## RECORDED DATA
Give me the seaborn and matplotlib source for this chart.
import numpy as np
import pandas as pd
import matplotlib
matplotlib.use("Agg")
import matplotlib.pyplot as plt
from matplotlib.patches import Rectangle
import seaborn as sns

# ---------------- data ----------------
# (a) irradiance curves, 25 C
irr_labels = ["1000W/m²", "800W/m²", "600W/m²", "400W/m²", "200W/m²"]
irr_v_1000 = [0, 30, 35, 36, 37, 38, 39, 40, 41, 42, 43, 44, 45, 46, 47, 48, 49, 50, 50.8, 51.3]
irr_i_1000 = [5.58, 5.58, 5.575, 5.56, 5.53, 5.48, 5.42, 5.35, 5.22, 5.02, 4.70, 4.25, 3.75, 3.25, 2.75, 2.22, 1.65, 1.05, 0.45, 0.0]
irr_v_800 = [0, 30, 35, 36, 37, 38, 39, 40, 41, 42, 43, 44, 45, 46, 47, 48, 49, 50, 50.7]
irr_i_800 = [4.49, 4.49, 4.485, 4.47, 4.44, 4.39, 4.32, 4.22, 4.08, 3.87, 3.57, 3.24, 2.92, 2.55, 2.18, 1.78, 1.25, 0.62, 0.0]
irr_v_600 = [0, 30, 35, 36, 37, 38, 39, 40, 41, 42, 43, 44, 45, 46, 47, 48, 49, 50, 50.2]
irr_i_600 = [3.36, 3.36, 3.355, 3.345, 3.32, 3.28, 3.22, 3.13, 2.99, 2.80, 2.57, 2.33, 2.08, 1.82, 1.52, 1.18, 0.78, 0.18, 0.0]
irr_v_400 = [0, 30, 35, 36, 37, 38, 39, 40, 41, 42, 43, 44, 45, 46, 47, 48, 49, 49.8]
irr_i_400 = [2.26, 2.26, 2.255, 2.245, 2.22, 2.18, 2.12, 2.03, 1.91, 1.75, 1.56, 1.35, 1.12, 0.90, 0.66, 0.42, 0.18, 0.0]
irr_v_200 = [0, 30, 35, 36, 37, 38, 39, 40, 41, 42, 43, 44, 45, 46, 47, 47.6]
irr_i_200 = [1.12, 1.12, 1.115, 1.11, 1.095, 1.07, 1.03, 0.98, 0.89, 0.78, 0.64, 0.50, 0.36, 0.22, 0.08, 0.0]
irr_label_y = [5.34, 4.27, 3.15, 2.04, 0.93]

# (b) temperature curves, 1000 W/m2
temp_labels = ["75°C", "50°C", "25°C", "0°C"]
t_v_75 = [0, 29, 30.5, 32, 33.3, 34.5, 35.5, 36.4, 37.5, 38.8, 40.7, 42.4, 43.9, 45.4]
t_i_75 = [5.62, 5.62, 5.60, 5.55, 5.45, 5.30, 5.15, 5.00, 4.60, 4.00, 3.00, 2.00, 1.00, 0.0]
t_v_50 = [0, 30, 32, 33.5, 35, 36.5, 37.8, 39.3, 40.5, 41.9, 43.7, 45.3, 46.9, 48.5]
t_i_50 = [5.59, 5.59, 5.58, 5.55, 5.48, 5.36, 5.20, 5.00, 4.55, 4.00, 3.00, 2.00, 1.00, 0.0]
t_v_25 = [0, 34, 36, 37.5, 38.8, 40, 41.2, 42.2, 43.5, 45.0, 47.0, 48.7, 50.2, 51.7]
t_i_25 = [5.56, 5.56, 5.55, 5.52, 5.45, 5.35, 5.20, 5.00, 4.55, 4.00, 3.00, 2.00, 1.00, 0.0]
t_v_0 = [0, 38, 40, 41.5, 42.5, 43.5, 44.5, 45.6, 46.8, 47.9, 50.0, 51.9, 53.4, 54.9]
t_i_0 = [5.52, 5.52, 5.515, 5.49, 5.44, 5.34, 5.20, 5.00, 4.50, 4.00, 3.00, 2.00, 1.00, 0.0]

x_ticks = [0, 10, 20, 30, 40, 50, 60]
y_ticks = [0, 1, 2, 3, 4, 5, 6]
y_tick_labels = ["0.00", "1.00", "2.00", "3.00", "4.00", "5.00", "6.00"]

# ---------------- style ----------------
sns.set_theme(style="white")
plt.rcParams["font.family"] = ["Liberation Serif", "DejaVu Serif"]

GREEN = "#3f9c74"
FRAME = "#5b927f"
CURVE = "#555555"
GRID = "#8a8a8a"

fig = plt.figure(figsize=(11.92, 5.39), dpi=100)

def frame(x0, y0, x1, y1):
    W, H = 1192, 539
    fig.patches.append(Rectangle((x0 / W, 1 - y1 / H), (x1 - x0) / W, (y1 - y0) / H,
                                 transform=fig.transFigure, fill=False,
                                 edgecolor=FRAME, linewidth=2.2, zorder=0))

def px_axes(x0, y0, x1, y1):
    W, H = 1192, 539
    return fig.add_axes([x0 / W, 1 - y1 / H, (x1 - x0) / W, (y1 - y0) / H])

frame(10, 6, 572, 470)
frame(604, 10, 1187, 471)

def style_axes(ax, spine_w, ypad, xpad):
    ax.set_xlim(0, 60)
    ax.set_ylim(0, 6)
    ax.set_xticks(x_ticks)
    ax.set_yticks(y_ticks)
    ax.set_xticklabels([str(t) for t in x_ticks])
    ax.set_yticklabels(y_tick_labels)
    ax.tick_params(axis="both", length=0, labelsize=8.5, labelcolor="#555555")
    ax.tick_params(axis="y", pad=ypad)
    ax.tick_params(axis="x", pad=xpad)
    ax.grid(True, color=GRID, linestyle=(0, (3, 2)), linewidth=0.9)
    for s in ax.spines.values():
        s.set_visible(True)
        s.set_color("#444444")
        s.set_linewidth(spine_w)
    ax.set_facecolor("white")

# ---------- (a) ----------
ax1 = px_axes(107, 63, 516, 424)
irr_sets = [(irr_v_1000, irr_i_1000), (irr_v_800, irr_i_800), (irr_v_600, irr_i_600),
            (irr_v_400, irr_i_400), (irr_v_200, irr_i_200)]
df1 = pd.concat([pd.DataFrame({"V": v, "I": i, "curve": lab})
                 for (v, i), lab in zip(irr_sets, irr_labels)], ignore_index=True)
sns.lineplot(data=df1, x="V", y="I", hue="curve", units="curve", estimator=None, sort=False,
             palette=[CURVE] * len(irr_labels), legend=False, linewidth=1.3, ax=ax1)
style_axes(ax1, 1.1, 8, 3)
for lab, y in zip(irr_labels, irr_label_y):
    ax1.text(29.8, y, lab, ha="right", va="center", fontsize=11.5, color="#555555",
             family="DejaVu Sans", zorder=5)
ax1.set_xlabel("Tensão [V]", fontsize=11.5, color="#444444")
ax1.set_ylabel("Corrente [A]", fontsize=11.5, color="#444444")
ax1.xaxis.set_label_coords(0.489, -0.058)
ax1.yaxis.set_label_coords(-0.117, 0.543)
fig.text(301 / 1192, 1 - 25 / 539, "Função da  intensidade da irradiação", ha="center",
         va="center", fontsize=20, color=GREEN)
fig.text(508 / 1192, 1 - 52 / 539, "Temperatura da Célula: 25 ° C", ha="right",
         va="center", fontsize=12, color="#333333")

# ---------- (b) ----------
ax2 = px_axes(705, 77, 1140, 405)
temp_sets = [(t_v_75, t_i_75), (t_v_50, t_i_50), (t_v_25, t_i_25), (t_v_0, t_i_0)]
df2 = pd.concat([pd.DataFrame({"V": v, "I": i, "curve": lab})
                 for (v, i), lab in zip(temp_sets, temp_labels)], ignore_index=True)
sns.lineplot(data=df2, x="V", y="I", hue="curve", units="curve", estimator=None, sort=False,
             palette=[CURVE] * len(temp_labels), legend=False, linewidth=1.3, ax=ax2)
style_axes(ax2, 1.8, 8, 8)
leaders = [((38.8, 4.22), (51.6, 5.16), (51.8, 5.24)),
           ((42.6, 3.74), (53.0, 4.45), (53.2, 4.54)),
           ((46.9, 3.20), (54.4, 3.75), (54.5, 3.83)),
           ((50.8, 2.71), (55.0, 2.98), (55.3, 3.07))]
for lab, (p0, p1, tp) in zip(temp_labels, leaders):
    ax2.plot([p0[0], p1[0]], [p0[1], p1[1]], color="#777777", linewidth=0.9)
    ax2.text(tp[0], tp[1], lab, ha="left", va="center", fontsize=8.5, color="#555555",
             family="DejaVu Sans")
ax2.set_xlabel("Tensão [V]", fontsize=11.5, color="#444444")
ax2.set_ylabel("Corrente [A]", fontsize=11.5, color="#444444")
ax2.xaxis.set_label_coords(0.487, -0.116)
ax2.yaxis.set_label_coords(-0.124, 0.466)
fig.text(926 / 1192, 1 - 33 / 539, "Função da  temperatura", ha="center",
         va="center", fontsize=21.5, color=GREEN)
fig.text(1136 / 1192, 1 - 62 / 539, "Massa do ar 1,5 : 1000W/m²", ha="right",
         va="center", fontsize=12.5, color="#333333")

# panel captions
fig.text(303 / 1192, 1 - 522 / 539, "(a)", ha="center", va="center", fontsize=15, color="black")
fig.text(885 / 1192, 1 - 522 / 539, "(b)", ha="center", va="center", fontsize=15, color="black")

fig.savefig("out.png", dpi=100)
==
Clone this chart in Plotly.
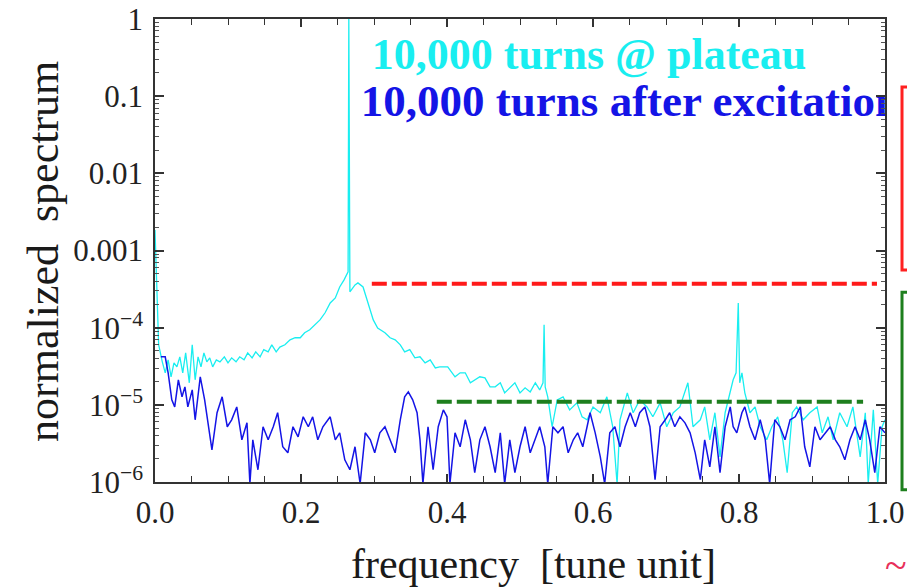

## TASK INSTRUCTIONS
Print, from the entries above, the line with "Give me the", the line with "import seaborn as sns" and all lines between them, exactly and with nothing else.

## IN RESPONSE
Give me the seaborn and matplotlib source for this chart.
import numpy as np
import pandas as pd
import matplotlib
matplotlib.use("Agg")
import matplotlib.pyplot as plt
from matplotlib.patches import Rectangle
import seaborn as sns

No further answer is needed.